I just wanted to invite you to The Capital Cigar Society's first monthly event on July 24, 2008 at Carpool. This is a simple happy hour with cigars and some raffle prizes to be provided by Altadus , USA . Come and hang out with seventy five of our members and other local cigar smokers for a beer or cocktail, great food, possibly a challenging game of pool, and of course those fabulous Altadus cigars!

As we are in a fundraising mode there is a $10 charge for the event. Hope to see you there!

July 24, 2008
CCS Happy Hour

Carpool
4000 Fairfax Drive
Arlington , Va 22203
6:00 PM - 10:00 PM

Cost $10.00
Cigars provided by Altadis , USA​​Please be sure to check our website at http://www.capitalcigarsociety.com for more information on the club, as well as to keep up with our calendar of monthly events. Thanks and hope to see you there.


----------



## Addiction (May 8, 2007)

Guys,

I wanted to make sure people knew, this is not a charity fund raiser, this is a fundraiser for a private club.


----------



## Addiction (May 8, 2007)

Wanted to put up a reminder about this one more time, also to say you are more than welcome to come and not pay the $10, we'd still be very happy to see you out.


----------



## clampdown (Feb 7, 2006)

I would like to bump this for Bryan. Im making plans to head up there for the event. Im not a member of the club, but you cant beat a good time with good people smoking good cigars. I hope to see some of you out there, anyone else coming?


----------



## Addiction (May 8, 2007)

clampdown said:


> I would like to bump this for Bryan. Im making plans to head up there for the event. Im not a member of the club, but you cant beat a good time with good people smoking good cigars. I hope to see some of you out there, anyone else coming?

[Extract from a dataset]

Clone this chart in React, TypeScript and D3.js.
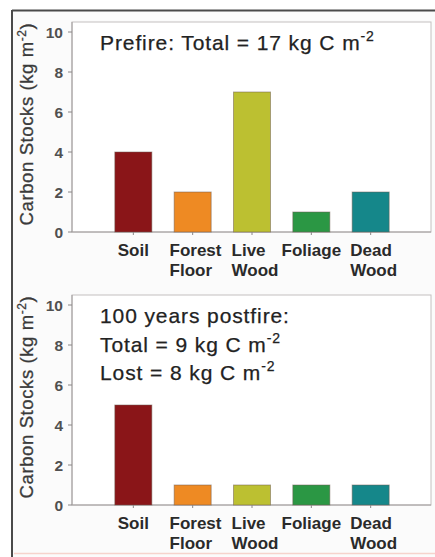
import * as d3 from 'd3'
import React, { useLayoutEffect, useRef, useState } from 'react'

const categories = ['Soil', 'Forest Floor', 'Live Wood', 'Foliage', 'Dead Wood']
const prefireStocks = [4, 2, 7, 1, 2]
const postfireStocks = [5, 1, 1, 1, 1]
const barColors = ['#8a1518', '#ee8a23', '#bcc031', '#2b9744', '#15878a']
const yTicks = [0, 2, 4, 6, 8, 10]
const prefireNote = [['Prefire: Total = 17 kg C m', '-2']]
const postfireNote = [['100 years postfire:', ''], ['Total = 9 kg C m', '-2'], ['Lost = 8 kg C m', '-2']]

const FONT = '"Liberation Sans", Arial, Helvetica, sans-serif'

const box = { left: 72, right: 431, top: 22, bottom: 232 }

const x = d3.scalePoint<string>().domain(categories).range([74, 430]).padding(1)
const y = d3.scaleLinear().domain([0, 10]).range([232, 32])
const barWidth = 37

// multi-line tick label, lines left aligned, block centred on the bar
const CategoryLabel = ({ name, cx }: { name: string; cx: number }) => {
  const ref = useRef<SVGTextElement | null>(null)
  const [shift, setShift] = useState(0)
  useLayoutEffect(() => {
    if (ref.current) setShift(ref.current.getBBox().width / 2)
  }, [name])
  const lines = name.split(' ')
  return (
    <text
      ref={ref}
      transform={`translate(${cx - shift + (lines.length > 1 ? 3 : 0)},0)`}
      fontSize={17}
      fontWeight="bold"
      fill="#2a2a2a"
      fontFamily={FONT}
    >
      {lines.map((l, i) => (
        <tspan key={l} x={0} y={256 + i * 20}>
          {l}
        </tspan>
      ))}
    </text>
  )
}

const Panel = ({ values, note, dy }: { values: number[]; note: string[][]; dy: number }) => (
  <g transform={`translate(0,${dy})`}>
    <rect
      x={box.left}
      y={box.top}
      width={box.right - box.left}
      height={box.bottom - box.top}
      fill="#ffffff"
      stroke="#c4c0c0"
      strokeWidth={1}
    />
    <line x1={box.left} x2={box.left} y1={box.top} y2={box.bottom} stroke="#a09c9c" />
    <line x1={box.left} x2={box.right} y1={box.bottom} y2={box.bottom} stroke="#a09c9c" />

    {yTicks.map((t) => (
      <g key={t} transform={`translate(0,${y(t)})`}>
        <line x1={box.left - 4} x2={box.left} stroke="#8a8686" />
        <text x={63} dy="0.36em" textAnchor="end" fontSize={15.5} fontWeight="bold" fill="#505050" fontFamily={FONT}>
          {t}
        </text>
      </g>
    ))}

    {values.map((v, i) => (
      <rect
        key={categories[i]}
        x={(x(categories[i]) ?? 0) - barWidth / 2}
        y={y(v)}
        width={barWidth}
        height={y(0) - y(v)}
        fill={barColors[i]}
        stroke="#6e5a50"
        strokeOpacity={0.5}
        strokeWidth={1}
      />
    ))}

    {categories.map((c) => (
      <line key={c} x1={x(c)} x2={x(c)} y1={box.bottom} y2={box.bottom + 3} stroke="#8a8686" />
    ))}

    {categories.map((c) => (
      <CategoryLabel key={c} name={c} cx={x(c) ?? 0} />
    ))}

    <text
      transform="translate(33,124) rotate(-90)"
      textAnchor="middle"
      fontSize={18.5}
      letterSpacing={0.6}
      fill="#3a3a3a"
      stroke="#3a3a3a"
      strokeWidth={0.3}
      fontFamily={FONT}
    >
      Carbon Stocks (kg m
      <tspan dy={-7} fontSize={12}>
        -2
      </tspan>
      <tspan dy={7}>)</tspan>
    </text>

    {note.map(([main, sup], i) => (
      <text
        key={main}
        x={100}
        y={50 + i * 28.5}
        fontSize={21}
        letterSpacing={0.9}
        fill="#222"
        stroke="#222"
        strokeWidth={0.25}
        fontFamily={FONT}
      >
        {main}
        {sup && (
          <tspan dy={-9} fontSize={14}>
            {sup}
          </tspan>
        )}
      </text>
    ))}
  </g>
)

export default function App() {
  return (
    <svg
      width={435}
      height={557}
      style={{ position: 'absolute', left: 0, top: 0, display: 'block' }}
    >
      <rect x={0} y={0} width={435} height={557} fill="#ffffff" />
      <rect x={12} y={10} width={423} height={547} fill="#fbfbfb" />
      <line x1={12} x2={435} y1={10.5} y2={10.5} stroke="#4a4a4a" strokeWidth={2} />
      <line x1={12} x2={12} y1={10} y2={557} stroke="#4a4a4a" strokeWidth={2} />
      <line x1={14} x2={435} y1={553.5} y2={553.5} stroke="#f6d3cc" strokeWidth={1.5} />
      <Panel values={prefireStocks} note={prefireNote} dy={0} />
      <Panel values={postfireStocks} note={postfireNote} dy={273} />
    </svg>
  )
}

Hey since I know you are the king of the RA's you willing to trade a couple there? I'll bring something special along for you as an incentive.


----------



## Addiction (May 8, 2007)

For those that wanted to know here are the featured cigars for Thursday:

- Romeo y Julietta Habana Reserve Churchill
- Vega Fina Torpedo


----------



## clampdown (Feb 7, 2006)

Addiction said:


> Hey since I know you are the king of the RA's you willing to trade a couple there? I'll bring something special along for you as an incentive.


:r, none left, anything else you are interested in?


----------